Growth has resulted in some decline in poverty, but the condition of those at the lower levels remains pathetic. “In spite of declining rates of poverty, the share of the Indian population that consumes less-than-adequate calories … has been going up. If some 65 per cent of the population consumed less than adequate calories in 1983, by 2005 this figure was as high as 76 per cent … The health indicators for children and women are truly depressing … Most of India’s children remain underweight and anaemic, and nearly one-third of women suffer from a low body mass index.” In sum, India, after nearly three decades of ‘high growth’ finds herself among the most under-nourished countries in the world!

Two-track polity

It is this paradox that Kohli deals with. He finds the explanation in the new ‘state-capital alliance for growth’. According to him, “the Indian state in recent years has become an active supporter of the Indian business groups, protecting their interest here, subsidising them there, willingly succumbing to their pressure elsewhere, and promoting public-private partnerships in a variety of arenas”. A new ‘two-track polity’ has emerged, an electoral track that ensures that there is always some highly publicised scheme for the weaker sections that ensures support from them when elections come; and an economic governance track under the control of the pro-business technocrats. The two-track is most vividly demonstrated by the Sonia Gandhi-Manmohan Singh combine. At the same time with the ‘socialist’ rhetoric gone out of the political arena, electoral politics is now dominated by regional and caste considerations, finding expression in the coming to power of regional parties in many of the States. Growth and developmental measures in the States take very different patterns.

A detailed and perceptive analysis of the post-reform performance of the States is an important contribution of the book. The dominance of caste politics in the States is seen as an attempt to make growth, seen to happen and remain at the top, more inclusive.

Kohli does well to point out (as some others have also done) that the shift in economic policy came not with the ‘reforms’, but somewhat hesitantly in the early 1980s under Indira Gandhi who, for electoral purposes, posed as the friend of the poor in the 1970s, but easily, though not too overtly, changed track when she came back to power in 1980. Rajiv Gandhi had, by the mid-1980s boldly claimed that he was launching a New Economic Policy.
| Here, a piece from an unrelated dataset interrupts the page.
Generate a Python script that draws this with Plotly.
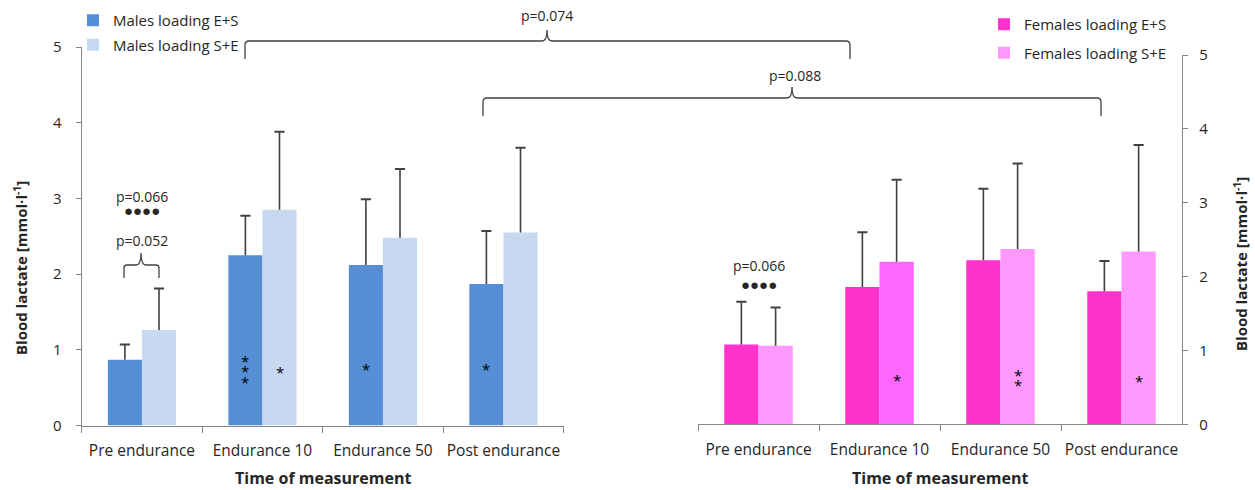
import plotly.graph_objects as go

# ---------------- data ----------------
categories = ["Pre endurance", "Endurance 10", "Endurance 50", "Post endurance"]

males_es = [0.87, 2.25, 2.12, 1.87]
males_es_err = [0.20, 0.52, 0.87, 0.70]
males_se = [1.26, 2.85, 2.48, 2.55]
males_se_err = [0.55, 1.03, 0.91, 1.12]

females_es = [1.08, 1.86, 2.22, 1.80]
females_es_err = [0.58, 0.74, 0.97, 0.41]
females_se = [1.065, 2.20, 2.375, 2.34]
females_se_err = [0.515, 1.11, 1.155, 1.44]

y_ticks = [0, 1, 2, 3, 4, 5]

series_names = ["Males loading E+S", "Males loading S+E",
                "Females loading E+S", "Females loading S+E"]

# ---------------- style ----------------
W, H = 1255, 490
FONT = "Open Sans"
TXT = "#262626"
AX = "#868686"
ERR = "#404040"
C_M_ES = "#558ED5"
C_M_SE = "#C6D9F1"
C_F_ES = "#FF33CC"
C_F_SE = ["#FF99FF", "#FF66FF", "#FF99FF", "#FF99FF"]
BW = 0.283          # bar width in category units
CAP = 0.042         # half cap width in category units


def px(x):
    return x / W


def py(y):
    return 1 - y / H


fig = go.Figure()
shapes = []


def add_bars(vals, errs, color, name, xa, ya, legend, group, side):
    offset = -BW if side < 0 else 0
    fig.add_trace(go.Bar(
        x=categories, y=vals, name=name, marker=dict(color=color, line=dict(width=0)),
        width=BW, offset=offset, xaxis=xa, yaxis=ya, legend=legend,
        legendgroup=group,
        error_y=dict(type="data", array=errs, arrayminus=[0] * len(vals),
                     symmetric=False, color=ERR, thickness=1.6, width=0),
    ))
    # caps on top of the error bars
    for i, (v, e) in enumerate(zip(vals, errs)):
        xc = i + side * BW / 2
        shapes.append(dict(type="line", xref=xa, yref=ya, x0=xc - CAP, x1=xc + CAP,
                           y0=v + e, y1=v + e, line=dict(color=ERR, width=2)))


add_bars(males_es, males_es_err, C_M_ES, series_names[0], "x", "y", "legend", "a", -1)
add_bars(males_se, males_se_err, C_M_SE, series_names[1], "x", "y", "legend", "b", 1)
add_bars(females_es, females_es_err, C_F_ES, series_names[2], "x2", "y2", "legend2", "c", -1)
add_bars(females_se, females_se_err, C_F_SE, series_names[3], "x2", "y2", "legend2", "d", 1)

xcommon = dict(type="category", categoryorder="array", categoryarray=categories,
               showline=True, linecolor=AX, linewidth=1.3, ticks="outside",
               tickson="boundaries", ticklen=6, tickcolor=AX, tickwidth=1.3,
               showgrid=False, zeroline=False, automargin=False, tickangle=0,
               tickfont=dict(family=FONT, size=15.5, color=TXT), ticklabelstandoff=11)
ycommon = dict(range=[0, 5], tickvals=y_ticks, showline=True, linecolor=AX,
               linewidth=1.3, ticks="outside", ticklen=5, tickcolor=AX,
               tickwidth=1.3, showgrid=False, zeroline=False, automargin=False,
               tickfont=dict(family=FONT, size=15, color=TXT))

fig.update_layout(
    width=W, height=H, margin=dict(l=0, r=0, t=0, b=0, autoexpand=False),
    paper_bgcolor="white", plot_bgcolor="white",
    barmode="overlay", font=dict(family=FONT, color=TXT),
    xaxis=dict(domain=[px(81.7), px(563.7)], anchor="y", **xcommon),
    yaxis=dict(domain=[py(425.5), py(47)], anchor="x", ticklabelstandoff=11, **ycommon),
    xaxis2=dict(domain=[px(698), px(1182)], anchor="y2", **xcommon),
    yaxis2=dict(domain=[py(424.3), py(55)], anchor="x2", side="right",
                ticklabelstandoff=8, **ycommon),
    legend=dict(x=px(73), y=py(4), xanchor="left", yanchor="top",
                font=dict(family=FONT, size=15, color=TXT), bgcolor="rgba(0,0,0,0)",
                traceorder="grouped", tracegroupgap=2, itemwidth=30),
    legend2=dict(x=px(984), y=py(8), xanchor="left", yanchor="top",
                 font=dict(family=FONT, size=15, color=TXT), bgcolor="rgba(0,0,0,0)",
                 traceorder="grouped", tracegroupgap=6, itemwidth=30),
    showlegend=True,
)

ann = []


def text(x, y, s, size=14, xref="paper", yref="paper", angle=0, bold=False):
    ann.append(dict(x=x, y=y, xref=xref, yref=yref, text=(f"<b>{s}</b>" if bold else s),
                    showarrow=False, xanchor="center", yanchor="middle",
                    textangle=angle, font=dict(family=FONT, size=size, color=TXT)))


# axis titles
title_y = "Blood lactate [mmol·l<sup>-1</sup>]"
text(px(20), py(268), title_y, size=15, angle=-90, bold=True)
text(px(1240), py(264), title_y, size=15, angle=-90, bold=True)
text(px(322.7), py(478), "Time of measurement", size=16, bold=True)
text(px(940), py(478), "Time of measurement", size=16, bold=True)

# p-values / markers, left panel
text(categories[0], 3.03, "p=0.066", xref="x", yref="y")
text(categories[0], 2.85, "●●●●", size=15, xref="x", yref="y")
text(categories[0], 2.45, "p=0.052", xref="x", yref="y")
# right panel
text(categories[0], 2.145, "p=0.066", xref="x2", yref="y2")
text(categories[0], 1.90, "●●●●", size=15, xref="x2", yref="y2")
# big brackets labels
text(px(547), py(15), "p=0.074")
text(px(795), py(76), "p=0.088")

# asterisks
bar_shift = 120.5 * BW / 2
stars = [
    ("x", "y", 1, -1, [0.89, 0.755, 0.62]),
    ("x", "y", 1, 1, [0.74]),
    ("x", "y", 2, -1, [0.79]),
    ("x", "y", 3, -1, [0.78]),
    ("x2", "y2", 1, 1, [0.645]),
    ("x2", "y2", 2, 1, [0.705, 0.57]),
    ("x2", "y2", 3, 1, [0.63]),
]
for xa, ya, ci, side, ys in stars:
    for yv in ys:
        ann.append(dict(x=categories[ci], y=yv, xref=xa, yref=ya, text="*",
                        showarrow=False, xanchor="center", yanchor="middle",
                        xshift=side * bar_shift, yshift=-3,
                        font=dict(family=FONT, size=15, color="#000000")))

fig.update_layout(annotations=ann)


# braces drawn as paths (pixel geometry -> paper)
def brace(x1, x2, xm, yline, ytip, yend, r=4):
    pts = [
        f"M{px(x1)},{py(yend)}",
        f"L{px(x1)},{py(yline + r)}",
        f"Q{px(x1)},{py(yline)} {px(x1 + r)},{py(yline)}",
        f"L{px(xm - 5)},{py(yline)}",
        f"Q{px(xm)},{py(yline)} {px(xm)},{py(ytip)}",
        f"Q{px(xm)},{py(yline)} {px(xm + 5)},{py(yline)}",
        f"L{px(x2 - r)},{py(yline)}",
        f"Q{px(x2)},{py(yline)} {px(x2)},{py(yline + r)}",
        f"L{px(x2)},{py(yend)}",
    ]
    return dict(type="path", xref="paper", yref="paper", path=" ".join(pts),
                line=dict(color=ERR, width=1.3))


shapes += [
    brace(245, 850, 547, 41, 30, 59),
    brace(483, 1101, 792, 98, 87, 116),
    brace(124, 159, 141, 265, 253, 278, r=3),
]
fig.update_layout(shapes=shapes)

fig.write_html("out.html", config={"displayModeBar": False},
               post_script="document.body.style.margin='0';")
Indeed, though there was a great deal of ‘socialist’ rhetoric in the early years since independence — emphasis on the ‘small man’ in the Second and Third Five Year Plans, Garibi Hatao in the Fifth Plan, and so on — objectively speaking, India has followed a capitalist path of development all along. The public demonstration of the intimate embrace between the state and the capitalist class, of course, is new, partly because the socialist suitor who used to come calling had disappeared about the same time as the launch of the ‘reforms’!

But Kohli has not recognised that non-inclusiveness finding expression as increasing inequality is the essence of capitalist economic growth, especially that of the 21 century global capitalism, which simultaneously generates wealth for the few and ‘illfare’ for the many. The polity has to do something to hide it — because it cannot overcome it — by dedicating all economic policies to the poor, for instance, and throwing some crumbs here and there.

The failure to grasp this crucial aspect of capitalism leads Kohli to some very obvious hair-splitting. The discussion whether the ‘reforms’ have been pro-market or pro-business is one of them implying that in the former the state withdraws from economic activity while in the latter the state becomes an active partner with business in economic matters. Business enterprises, market and state are all required for a capitalist economy to function.

Also, with the vast majority of the people at or around sheer survival level, is it a case of “Poverty amid Plenty”, or “Plenty amid Poverty”?